I’m not sure which possibility was more alarming to contemplate, but my alarm, such as it was, took the form of giddiness. I was reprieved! Who cared how! “Nothing at all,” I repeated in wonderment, and Corie, faced with such enigmatic gaiety, gave me a big silly smile. It was a smile completely outside her usual stormy nature, a shiny new facet of her character. Here: one more contradiction to mix into the carboy! On impulse, I grabbed her hand and bowed, formally, stretching one leg behind me. If I couldn’t hear her music, I would imagine it for both of us.
“Mademoiselle?” I said, and straightened, and she picked up on my gambit and put a hand on my waist and took a step, and then another, and we waltzed a circle around the gleaming parquet, both of us laughing. We waltzed our way past fields and forests and picked up our pace past a flock of sheep and a flock of windows and began a second circuit of the room, and just as we reached again the entry into the conservatory our cotillon à deux collapsed as abruptly as if the plaster heaven above had fallen in shards around us. My tune—I’d begun humming our accompaniment—tailed off in tatters. She doubled over, clutching at her waist. I debated, startled, between comic and dire—a reciprocal curtsy? a burst appendix?—but my thoughts were severed by a l
ow solid growl, gagging out of her like a tumor being born. With another spasm of contraction, she lurched upright and bolted from the room.
I raced after, slowly enough to be sure not to catch her, unsure what I’d done or ought to do. She halted, panting, inside the study door, and I could tell that her flight from far precincts had only compounded her pain. She’d ricocheted out of her unaccustomed cheer and into torment. Her aspect had darkened like a mire about her. Instead of plunking down in her chair as usual (armchairs called to Corie’s inner skydiver), she stood with her back to me, erect and motionless.
Did I see, or could I only sense, her trembling? I reached a hand and gently pulled a distraught lock of hair from her shoulder. “It’s okay,” I lied, quietly, stroking her hair and lying. “It’s going to be okay.”

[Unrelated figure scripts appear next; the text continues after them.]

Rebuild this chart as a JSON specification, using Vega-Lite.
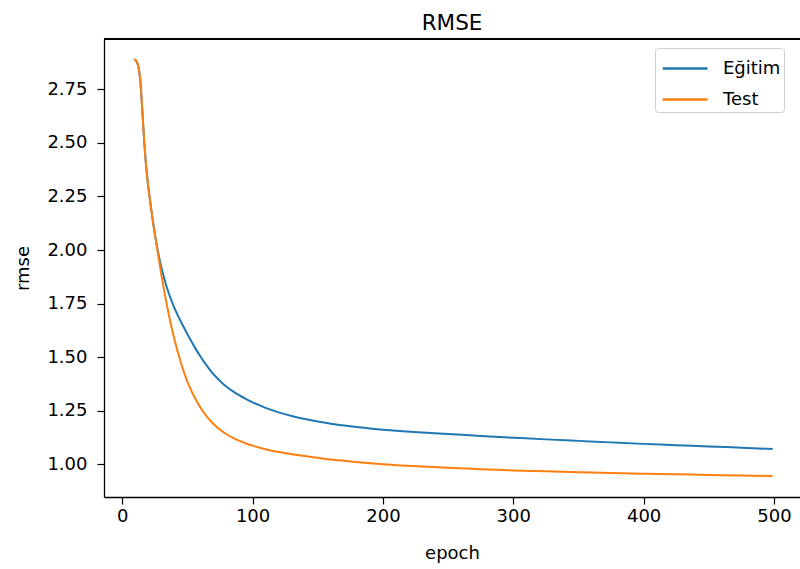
{
  "$schema": "https://vega.github.io/schema/vega-lite/v6.json",
  "width": 696,
  "height": 458,
  "autosize": {"type": "none"},
  "padding": {"left": 104, "top": 39, "right": 0, "bottom": 72},
  "background": "white",
  "title": {"text": "RMSE", "fontSize": 21.5, "font": "DejaVu Sans", "fontWeight": "normal", "color": "black", "anchor": "middle", "baseline": "alphabetic", "offset": 11, "dy": 24, "frame": "group"},
  "config": {
    "view": {"stroke": null},
    "axis": {
      "labelFont": "DejaVu Sans", "labelFontSize": 18, "labelColor": "black",
      "titleFont": "DejaVu Sans", "titleFontSize": 18, "titleFontWeight": "normal", "titleColor": "black",
      "domainColor": "black", "domainWidth": 1.3, "tickColor": "black", "tickWidth": 1.2, "tickSize": 7, "grid": false
    }
  },
  "data": {"values": [
    {"epoch": 9, "rmse": 2.89, "series": "Eğitim"},
    {"epoch": 10, "rmse": 2.887, "series": "Eğitim"},
    {"epoch": 11, "rmse": 2.88, "series": "Eğitim"},
    {"epoch": 12, "rmse": 2.865, "series": "Eğitim"},
    {"epoch": 13, "rmse": 2.835, "series": "Eğitim"},
    {"epoch": 14, "rmse": 2.78, "series": "Eğitim"},
    {"epoch": 15, "rmse": 2.69, "series": "Eğitim"},
    {"epoch": 16, "rmse": 2.59, "series": "Eğitim"},
    {"epoch": 17, "rmse": 2.495, "series": "Eğitim"},
    {"epoch": 18, "rmse": 2.415, "series": "Eğitim"},
    {"epoch": 19, "rmse": 2.35, "series": "Eğitim"},
    {"epoch": 20, "rmse": 2.295, "series": "Eğitim"},
    {"epoch": 22, "rmse": 2.2, "series": "Eğitim"},
    {"epoch": 24, "rmse": 2.115, "series": "Eğitim"},
    {"epoch": 26, "rmse": 2.04, "series": "Eğitim"},
    {"epoch": 28, "rmse": 1.975, "series": "Eğitim"},
    {"epoch": 30, "rmse": 1.92, "series": "Eğitim"},
    {"epoch": 32, "rmse": 1.872, "series": "Eğitim"},
    {"epoch": 34, "rmse": 1.83, "series": "Eğitim"},
    {"epoch": 37, "rmse": 1.776, "series": "Eğitim"},
    {"epoch": 40, "rmse": 1.73, "series": "Eğitim"},
    {"epoch": 43, "rmse": 1.69, "series": "Eğitim"},
    {"epoch": 47, "rmse": 1.642, "series": "Eğitim"},
    {"epoch": 50, "rmse": 1.607, "series": "Eğitim"},
    {"epoch": 53, "rmse": 1.574, "series": "Eğitim"},
    {"epoch": 56, "rmse": 1.542, "series": "Eğitim"},
    {"epoch": 60, "rmse": 1.503, "series": "Eğitim"},
    {"epoch": 64, "rmse": 1.467, "series": "Eğitim"},
    {"epoch": 68, "rmse": 1.435, "series": "Eğitim"},
    {"epoch": 72, "rmse": 1.407, "series": "Eğitim"},
    {"epoch": 76, "rmse": 1.383, "series": "Eğitim"},
    {"epoch": 80, "rmse": 1.362, "series": "Eğitim"},
    {"epoch": 85, "rmse": 1.34, "series": "Eğitim"},
    {"epoch": 90, "rmse": 1.321, "series": "Eğitim"},
    {"epoch": 95, "rmse": 1.304, "series": "Eğitim"},
    {"epoch": 100, "rmse": 1.289, "series": "Eğitim"},
    {"epoch": 110, "rmse": 1.263, "series": "Eğitim"},
    {"epoch": 120, "rmse": 1.242, "series": "Eğitim"},
    {"epoch": 130, "rmse": 1.225, "series": "Eğitim"},
    {"epoch": 140, "rmse": 1.211, "series": "Eğitim"},
    {"epoch": 150, "rmse": 1.199, "series": "Eğitim"},
    {"epoch": 160, "rmse": 1.189, "series": "Eğitim"},
    {"epoch": 175, "rmse": 1.177, "series": "Eğitim"},
    {"epoch": 190, "rmse": 1.167, "series": "Eğitim"},
    {"epoch": 200, "rmse": 1.161, "series": "Eğitim"},
    {"epoch": 215, "rmse": 1.154, "series": "Eğitim"},
    {"epoch": 230, "rmse": 1.148, "series": "Eğitim"},
    {"epoch": 250, "rmse": 1.141, "series": "Eğitim"},
    {"epoch": 275, "rmse": 1.132, "series": "Eğitim"},
    {"epoch": 300, "rmse": 1.124, "series": "Eğitim"},
    {"epoch": 325, "rmse": 1.116, "series": "Eğitim"},
    {"epoch": 350, "rmse": 1.109, "series": "Eğitim"},
    {"epoch": 375, "rmse": 1.102, "series": "Eğitim"},
    {"epoch": 400, "rmse": 1.095, "series": "Eğitim"},
    {"epoch": 425, "rmse": 1.089, "series": "Eğitim"},
    {"epoch": 450, "rmse": 1.083, "series": "Eğitim"},
    {"epoch": 475, "rmse": 1.077, "series": "Eğitim"},
    {"epoch": 499, "rmse": 1.071, "series": "Eğitim"},
    {"epoch": 9, "rmse": 2.89, "series": "Test"},
    {"epoch": 10, "rmse": 2.887, "series": "Test"},
    {"epoch": 11, "rmse": 2.88, "series": "Test"},
    {"epoch": 12, "rmse": 2.865, "series": "Test"},
    {"epoch": 13, "rmse": 2.835, "series": "Test"},
    {"epoch": 14, "rmse": 2.78, "series": "Test"},
    {"epoch": 15, "rmse": 2.69, "series": "Test"},
    {"epoch": 16, "rmse": 2.59, "series": "Test"},
    {"epoch": 17, "rmse": 2.495, "series": "Test"},
    {"epoch": 18, "rmse": 2.415, "series": "Test"},
    {"epoch": 19, "rmse": 2.35, "series": "Test"},
    {"epoch": 20, "rmse": 2.295, "series": "Test"},
    {"epoch": 22, "rmse": 2.2, "series": "Test"},
    {"epoch": 24, "rmse": 2.115, "series": "Test"},
    {"epoch": 26, "rmse": 2.035, "series": "Test"},
    {"epoch": 28, "rmse": 1.96, "series": "Test"},
    {"epoch": 30, "rmse": 1.885, "series": "Test"},
    {"epoch": 32, "rmse": 1.815, "series": "Test"},
    {"epoch": 34, "rmse": 1.75, "series": "Test"},
    {"epoch": 36, "rmse": 1.69, "series": "Test"},
    {"epoch": 38, "rmse": 1.635, "series": "Test"},
    {"epoch": 40, "rmse": 1.585, "series": "Test"},
    {"epoch": 42, "rmse": 1.538, "series": "Test"},
    {"epoch": 44, "rmse": 1.495, "series": "Test"},
    {"epoch": 46, "rmse": 1.455, "series": "Test"},
    {"epoch": 48, "rmse": 1.418, "series": "Test"},
    {"epoch": 50, "rmse": 1.385, "series": "Test"},
    {"epoch": 54, "rmse": 1.33, "series": "Test"},
    {"epoch": 58, "rmse": 1.285, "series": "Test"},
    {"epoch": 62, "rmse": 1.246, "series": "Test"},
    {"epoch": 66, "rmse": 1.214, "series": "Test"},
    {"epoch": 70, "rmse": 1.188, "series": "Test"},
    {"epoch": 75, "rmse": 1.161, "series": "Test"},
    {"epoch": 80, "rmse": 1.14, "series": "Test"},
    {"epoch": 85, "rmse": 1.123, "series": "Test"},
    {"epoch": 90, "rmse": 1.109, "series": "Test"},
    {"epoch": 95, "rmse": 1.097, "series": "Test"},
    {"epoch": 100, "rmse": 1.087, "series": "Test"},
    {"epoch": 110, "rmse": 1.07, "series": "Test"},
    {"epoch": 120, "rmse": 1.057, "series": "Test"},
    {"epoch": 130, "rmse": 1.047, "series": "Test"},
    {"epoch": 140, "rmse": 1.038, "series": "Test"},
    {"epoch": 150, "rmse": 1.03, "series": "Test"},
    {"epoch": 160, "rmse": 1.022, "series": "Test"},
    {"epoch": 175, "rmse": 1.013, "series": "Test"},
    {"epoch": 190, "rmse": 1.005, "series": "Test"},
    {"epoch": 200, "rmse": 1.0, "series": "Test"},
    {"epoch": 215, "rmse": 0.994, "series": "Test"},
    {"epoch": 230, "rmse": 0.989, "series": "Test"},
    {"epoch": 250, "rmse": 0.983, "series": "Test"},
    {"epoch": 275, "rmse": 0.977, "series": "Test"},
    {"epoch": 300, "rmse": 0.971, "series": "Test"},
    {"epoch": 325, "rmse": 0.967, "series": "Test"},
    {"epoch": 350, "rmse": 0.963, "series": "Test"},
    {"epoch": 375, "rmse": 0.959, "series": "Test"},
    {"epoch": 400, "rmse": 0.956, "series": "Test"},
    {"epoch": 425, "rmse": 0.953, "series": "Test"},
    {"epoch": 450, "rmse": 0.95, "series": "Test"},
    {"epoch": 475, "rmse": 0.947, "series": "Test"},
    {"epoch": 499, "rmse": 0.945, "series": "Test"}
  ]},
  "layer": [
    {
      "mark": {"type": "line", "strokeWidth": 2, "interpolate": "monotone"},
      "encoding": {
        "x": {"field": "epoch", "type": "quantitative",
              "scale": {"domain": [-14, 520], "nice": false, "zero": false},
              "axis": {"values": [0, 100, 200, 300, 400, 500], "title": "epoch", "labelPadding": 3, "titlePadding": 19, "labelFlush": false}},
        "y": {"field": "rmse", "type": "quantitative",
              "scale": {"domain": [0.847, 2.985], "nice": false, "zero": false},
              "axis": {"values": [1.0, 1.25, 1.5, 1.75, 2.0, 2.25, 2.5, 2.75], "format": ".2f", "title": "rmse", "labelPadding": 10, "titlePadding": 14}},
        "color": {"field": "series", "type": "nominal",
                  "scale": {"domain": ["Eğitim", "Test"], "range": ["#1f77b4", "#ff7f0e"]},
                  "legend": {"title": null, "orient": "none", "legendX": 551, "legendY": 9,
                             "padding": 3, "strokeColor": "#d0d0d0", "fillColor": "white", "cornerRadius": 3,
                             "labelFont": "DejaVu Sans", "labelFontSize": 18, "labelColor": "black",
                             "labelExpr": "datum.label + '\u00a0\u00a0'",
                             "symbolType": "M-0.8,0H2.0", "symbolSize": 1024, "symbolStrokeWidth": 2.5,
                             "labelOffset": 30, "rowPadding": 4}}
      }
    },
    {
      "mark": {"type": "rule", "color": "black", "strokeWidth": 1.3},
      "encoding": {"y": {"datum": 2.985}}
    }
  ]
}
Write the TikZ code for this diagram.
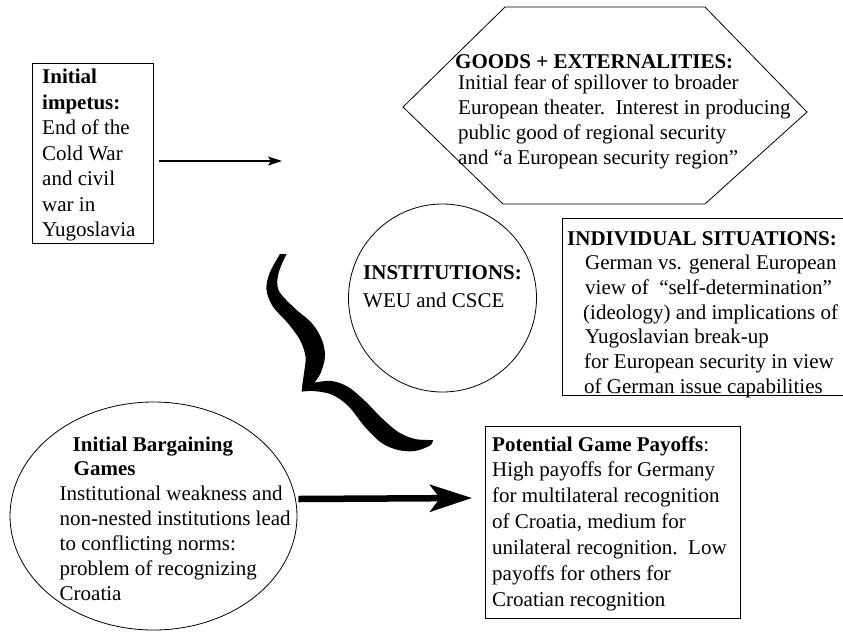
\documentclass[tikz,border=0pt]{standalone}
\usepackage{fontspec}
\setmainfont{Liberation Serif}
\usetikzlibrary{shapes.geometric,arrows.meta}

% fixed height for the first line of each text block
\newcommand\hdstrut{\rule{0pt}{16pt}}

\begin{document}
\begin{tikzpicture}[x=1pt,y=-1pt,
  outline/.style={draw=black, line width=0.8pt},
  framebox/.style={outline, rectangle, inner sep=0pt},
  txt/.style={anchor=north west, inner sep=0pt, align=left,
              font=\fontsize{21pt}{#1}\selectfont},
  txt/.default=25pt,
  thinarrow/.style={line width=1.1pt, -{Stealth[length=14pt,width=9pt,inset=3pt]}},
  fatarrow/.style={line width=6.5pt, -{Stealth[length=42pt,width=27pt,inset=10pt]}},
]
\useasboundingbox (0,0) rectangle (843,633);
\fill[white] (0,0) rectangle (843,633);
\clip (0,0) rectangle (843,633);

% ---- initial impetus -------------------------------------------------
\node[framebox, minimum width=121pt, minimum height=180pt] (impetus) at (92.5,153) {};
\node[txt=25.5pt] (impetus-text) at (42,67.5)
  {\hdstrut\textbf{Initial}\\ \textbf{impetus:}\\ End of the\\ Cold War\\ and civil\\ war in\\ Yugoslavia};
\coordinate (impetus-end) at (282,161);
\draw[thinarrow] ([xshift=6pt,yshift=-8pt]impetus.east) -- (impetus-end);

% ---- goods and externalities (hexagon) -------------------------------
\draw[outline] (403,107) -- (505,7) -- (705,7) -- (807,112) -- (705,204) -- (503,204) -- cycle;
\node[txt=25pt] (goods-text) at (455,52)
  {\hdstrut\textbf{GOODS + EXTERNALITIES:}\\[-3.5pt]
   \hspace*{3pt}Initial fear of spillover to broader\\
   \hspace*{3pt}European theater.~~Interest in producing\\
   \hspace*{3pt}public good of regional security\\
   \hspace*{3pt}and “a European security region”};

% ---- institutions ----------------------------------------------------
\node[outline, circle, minimum size=188pt, inner sep=0pt] (institutions) at (442.5,298) {};
\node[txt=28.5pt] (institutions-text) at (363,263)
  {\hdstrut\textbf{INSTITUTIONS:}\\ WEU and CSCE};

% ---- individual situations -------------------------------------------
\node[framebox, minimum width=288pt, minimum height=177pt] (situations) at (706,306.5) {};
\node[txt=24.7pt] (situations-text) at (567,229)
  {\hdstrut\textbf{INDIVIDUAL SITUATIONS:}\\[-0.2pt]
   \hspace*{18pt}German vs. general European\\
   \hspace*{18pt}view of~~“self-determination”\\
   \hspace*{16pt}(ideology) and implications of\\
   \hspace*{18pt}Yugoslavian break-up\\
   \hspace*{17pt}for European security in view\\
   \hspace*{17pt}of German issue capabilities};

% ---- brace linking the upper and lower halves -------------------------
\fill[black]
  plot[smooth, tension=0.55] coordinates {(280,254) (269.5,273.3) (266.5,290) (273,306.7) (288,323.3) (300,340) (305.5,356.7) (304,373.3) (302.5,383.3) (301.7,391.7)}
  -- plot[smooth, tension=0.55] coordinates {(301.7,391.7) (313.3,391) (331.7,394.5) (348.3,406) (365,427) (381.7,443) (398.3,450) (415,451) (430,445.5) (433,440)}
  -- plot[smooth, tension=0.55] coordinates {(433,440) (415,439) (398.3,432) (381.7,418) (365,401) (348.3,387) (331.7,381) (314.5,382.5)}
  -- plot[smooth, tension=0.55] coordinates {(314.5,382.5) (320.5,373.3) (325,356.7) (322,340) (312,323.3) (293,306.7) (278.5,290) (278.5,273.3) (286.5,254)}
  -- cycle;

% ---- initial bargaining games ----------------------------------------
\node[outline, ellipse, minimum width=287pt, minimum height=228pt, inner sep=0pt] (games) at (153.5,516) {};
\node[txt=25pt] (games-text) at (59.5,435)
  {\hdstrut\hspace*{13pt}\textbf{Initial Bargaining}\\[-0.5pt]
   \hspace*{14pt}\textbf{Games}\\
   Institutional weakness and\\
   non-nested institutions lead\\
   to conflicting norms:\\
   problem of recognizing\\
   Croatia};

% ---- potential game payoffs ------------------------------------------
\node[framebox, minimum width=255pt, minimum height=192pt] (payoffs) at (612.5,522) {};
\node[txt=26pt] (payoffs-text) at (492,435.5)
  {\hdstrut\textbf{Potential Game Payoffs}:\\[-1.5pt]
   High payoffs for Germany\\
   for multilateral recognition\\
   of Croatia, medium for\\
   unilateral recognition.~~Low\\
   payoffs for others for\\
   Croatian recognition};
\coordinate (payoffs-in) at (472,498);
\draw[fatarrow] ([xshift=1pt,yshift=17pt]games.east) -- (payoffs-in);

\end{tikzpicture}
\end{document}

Then she turned, and the face that greeted me was in no need of consolation. With a forcible mobilization, she’d fought her way back to composure. I watched her cross the last yard, her defiance cresting in fear before settling back into the gaze. Her nostrils still flared with the exertion, but her voice was steady and empty. “Resume next time?” she asked me. It was not a question. In a flash her shape had shifted from wounded to hostile to impervious, and it was the last, the calm at the tail end of the storm, that chilled me. There was resolve in it, I just couldn’t tell for what.
XIV
BY THE TIME OF our resumption, two days later, her equipoise was immaculately repaired, its luster restored as miraculously as the woodwork in the oval room. All I could know, as I searched for a relic of the crisis, was that harm had sunk into oblivion, and the waters closed above it. We did our usual, amid the ordinary, no mention made.